Lundi 25 juin dernier, vers 7h, le ciel est gris dans la cité de l’alumine. Une fine pluie particulièrement tenace s’y abat. En attendant le vieux bus qui récupère les ouvriers coincés sous un hangar, nous accrochons un d’entre eux.

« Je pense que le président de la République n’est pas au courant de ce qui se passe à Friguia. Quand il parle d’emplois des Guinéens, il ne sait pas que les travailleurs de Rusal/Friguia ne sont toujours pas employés. Les Russes les ont utilisés dans une société de sous-traitance qu’ils ont mise en place. C’est nous qui avons rénové l’usine, mais en sous-traitance. Et pourtant, nous sommes sous contrat à durée indéterminée, signé en bonne et due forme avec les Russes. Mais vous savez, personne ne peut plus revendiquer. Même le président a menacé ceux qui revendiqueraient », témoigne un agent de l’usine de Friguia qui souhaite garder l’anonymat. En réalité ici, personne n’ose parler à visage découvert, depuis la relance des activités, après de longues années de fermeture imputée aux syndicalistes.

Après le discours du président Alpha Condé à Fria, à l’occasion de la relance de l’usine, le 20 juin dernier, l’espoir de voir les travailleurs reprendre sous la bannière de Rusal/Friaguia a fondu comme neige au soleil chez notre interlocuteur. Et chez la plupart des travailleurs.

« Nous avons pensé qu’il allait exiger des Russes qu’on reprenne le travail. Pour lui, certainement, nous avons repris le travail. C’était à l’autorité locale de le lui rappeler », regrette-t-il.

Comme notre interlocuteur, la plupart des travailleurs de Rusal/Friguia que nous avons rencontrés sont sceptiques face à la toute-puissance des Russes « qui savent désormais qu’ils peuvent tout se permettre. Nous sommes en position de faiblesse. Mais l’Etat doit leur exiger le respect des contrats de travail. Ils ne sont pas obligés de reprendre tout le monde. Mais ceux dont ils ont besoin, ils doivent les reprendre dans le strict respect des contrats de travail », indique-t-il, le regard orienté vers le vide.

La situation des travailleurs de Rusal/Friguia est « inquiétante », commente un cadre de l’usine. Quand bien même que la production de l’usine a repris.

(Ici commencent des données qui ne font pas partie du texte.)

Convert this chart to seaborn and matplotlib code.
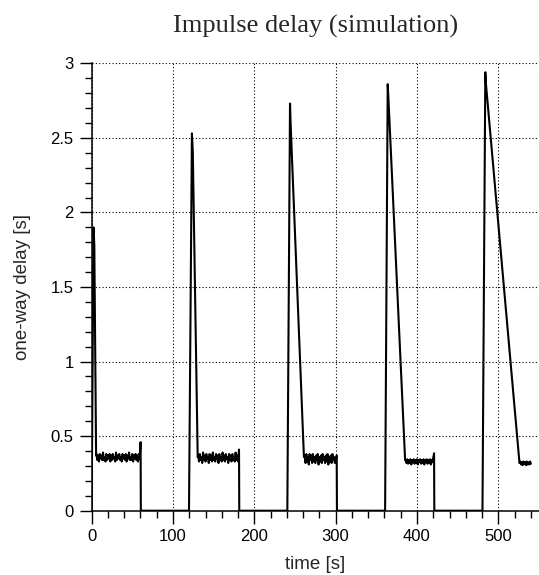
import numpy as np
import pandas as pd
import matplotlib
matplotlib.use("Agg")
import matplotlib.pyplot as plt
from matplotlib.ticker import MultipleLocator, FuncFormatter
import seaborn as sns

# ---------------- data ----------------
# knots of each impulse: rise start, peak, shoulder, end of drain
pulse_t = [
    [0.0, 2.3, 3.3, 5.5],
    [119.7, 123.3, 124.4, 130.4],
    [240.6, 243.9, 244.6, 261.0],
    [360.8, 364.0, 365.0, 385.4],
    [480.5, 484.0, 484.8, 526.0],
]
pulse_d = [
    [0.0, 1.90, 1.78, 0.37],
    [0.0, 2.53, 2.40, 0.36],
    [0.0, 2.73, 2.60, 0.36],
    [0.0, 2.86, 2.75, 0.34],
    [0.0, 2.94, 2.86, 0.32],
]

# steady-state plateau samples (1 s sampling) after each impulse
plateau_start = [6, 131, 262, 386, 527]
plateau_1 = [0.38, 0.34, 0.37, 0.33, 0.38, 0.35, 0.37, 0.34, 0.39, 0.34, 0.36, 0.33, 0.38, 0.34,
             0.37, 0.35, 0.38, 0.33, 0.37, 0.34, 0.38, 0.35, 0.36, 0.33, 0.39, 0.34, 0.37, 0.35,
             0.38, 0.34, 0.36, 0.33, 0.38, 0.35, 0.37, 0.34, 0.38, 0.33, 0.37, 0.35, 0.39, 0.34,
             0.36, 0.34, 0.38, 0.33, 0.37, 0.35, 0.38, 0.34, 0.37, 0.33, 0.38, 0.35]
plateau_2 = [0.37, 0.33, 0.38, 0.34, 0.36, 0.32, 0.39, 0.34, 0.37, 0.33, 0.38, 0.35, 0.36, 0.32,
             0.38, 0.34, 0.37, 0.33, 0.39, 0.34, 0.36, 0.33, 0.38, 0.35, 0.37, 0.32, 0.38, 0.34,
             0.36, 0.33, 0.39, 0.34, 0.37, 0.33, 0.38, 0.35, 0.36, 0.32, 0.38, 0.34, 0.37, 0.33,
             0.38, 0.34, 0.36, 0.33, 0.39, 0.34, 0.37, 0.33]
plateau_3 = [0.37, 0.32, 0.38, 0.33, 0.36, 0.31, 0.38, 0.34, 0.37, 0.32, 0.38, 0.33, 0.36, 0.32,
             0.37, 0.34, 0.38, 0.31, 0.36, 0.33, 0.37, 0.32, 0.38, 0.34, 0.36, 0.32, 0.37, 0.33,
             0.38, 0.31, 0.36, 0.33, 0.37, 0.32, 0.38, 0.34, 0.36, 0.32]
plateau_4 = [0.34, 0.32, 0.345, 0.315, 0.34, 0.32, 0.345, 0.31, 0.34, 0.325, 0.345, 0.315,
             0.34, 0.32, 0.345, 0.31, 0.34, 0.325, 0.345, 0.315, 0.34, 0.32, 0.345, 0.31,
             0.34, 0.325, 0.345, 0.315, 0.34, 0.32, 0.345, 0.31, 0.34, 0.325]
plateau_5 = [0.33, 0.31, 0.325, 0.305, 0.33, 0.315, 0.325, 0.305, 0.33, 0.31, 0.325, 0.31,
             0.33, 0.315]
plateaus = [plateau_1, plateau_2, plateau_3, plateau_4, plateau_5]

# last sample before the sender stops (small spike), then delay falls to 0
end_t = [60.2, 181.2, 301.3, 421.0]
end_d = [0.46, 0.41, 0.37, 0.385]
end_drop = [60.5, 181.5, 301.6, 421.3]

x_ticks = [0, 100, 200, 300, 400, 500]
y_ticks = [0, 0.5, 1, 1.5, 2, 2.5, 3]

# ---------------- build the series ----------------
times, delays = [], []
for i in range(len(pulse_t)):
    times += pulse_t[i]
    delays += pulse_d[i]
    pl = plateaus[i]
    times += list(plateau_start[i] + np.arange(len(pl)))
    delays += pl
    if i < len(end_t):
        times += [end_t[i], end_drop[i]]
        delays += [end_d[i], 0.0]
df = pd.DataFrame({"time": times, "delay": delays})

# ---------------- plot ----------------
sns.set_style("ticks")
plt.rcParams["font.family"] = ["Liberation Sans", "DejaVu Sans"]

fig = plt.figure(figsize=(5.39, 5.75), dpi=100)
ax = fig.add_axes([0.170, 0.1118, 0.830, 0.7781])

sns.lineplot(data=df, x="time", y="delay", estimator=None, sort=False,
             color="black", linewidth=1.5, ax=ax)

ax.set_xlim(0, 550)
ax.set_ylim(0, 3)
ax.set_xticks(x_ticks)
ax.set_yticks(y_ticks)
ax.xaxis.set_minor_locator(MultipleLocator(20))
ax.yaxis.set_minor_locator(MultipleLocator(0.1))
ax.yaxis.set_major_formatter(FuncFormatter(lambda v, p: f"{v:g}"))

ax.grid(True, which="major", linestyle=(0, (1, 2)), color="black", linewidth=0.8)
for s in ["top", "right"]:
    ax.spines[s].set_visible(False)
for s in ["left", "bottom"]:
    ax.spines[s].set_linewidth(1.1)
    ax.spines[s].set_color("black")

ax.tick_params(which="major", direction="out", length=9, width=1.0, labelsize=12,
               colors="black", pad=4)
ax.tick_params(which="minor", direction="out", length=5, width=1.0, colors="black")

ax.set_xlabel("time [s]", fontsize=13.5, labelpad=9)
ax.set_ylabel("one-way delay [s]", fontsize=13.5, labelpad=14)
ax.set_title("Impulse delay (simulation)", fontsize=19, pad=22,
             family=["Liberation Serif", "DejaVu Serif"])

fig.savefig("out.png", dpi=100)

Quand est-ce que les travailleurs reprendront sous la bannière de Rusal/Friguia ? Au siège de Rusal, personne ne veut répondre à cette question. C’est motus bouche cousue.

En attendant, les travailleurs ruminent leur mal à Friguia, et acceptent de se faire employer pour des contrats à durée déterminée, malgré eux, par une société d’intérim dénommée Seinta Prestation, proche des Russes.

Et ils relèvent un paradoxe : « Ils disent qu’ils vont augmenter le nombre de travailleurs. Comment vont-ils le faire, s’ils sont incapables de rappeler les travailleurs déjà sous contrat avec eux « , s’interroge le cadre de l’usine qui nous a dit être sceptique quant à l’avenir des travailleurs dans l’usine d’alumine.

Le président Condé a souhaité que les directeurs des ressources humaines (DRH) des sociétés minières soient des Guinéens. Appliquée, cette mesure soulagerait les travailleurs qui ne manquent pas déjà de reproches à l’égard de la DRH de l’usine, une certaine Lena Gaskova.

« C’est elle qui refuse de reprendre les travailleurs sous la bannière de Rusal/Friguia. Elle préfère nous employer dans la sous-traitance où nous avons moins de droits et avantages. Surtout avec la sous-traitance, l’emploi est précaire. Nous avons appris que certains, à Rusal, voulaient qu’on normalise les choses, c’est elle qui n’aurait pas voulu », accuse notre ouvrier cité plus haut.

Ce n’est pas tout. Lena Gaskova, qui ne parlerait pas un traitre mot français, sèmerait la terreur avec une « commission de discipline » mise en place pour sanctionner les travailleurs jugés indélicats. Sans aucune autre forme de procès.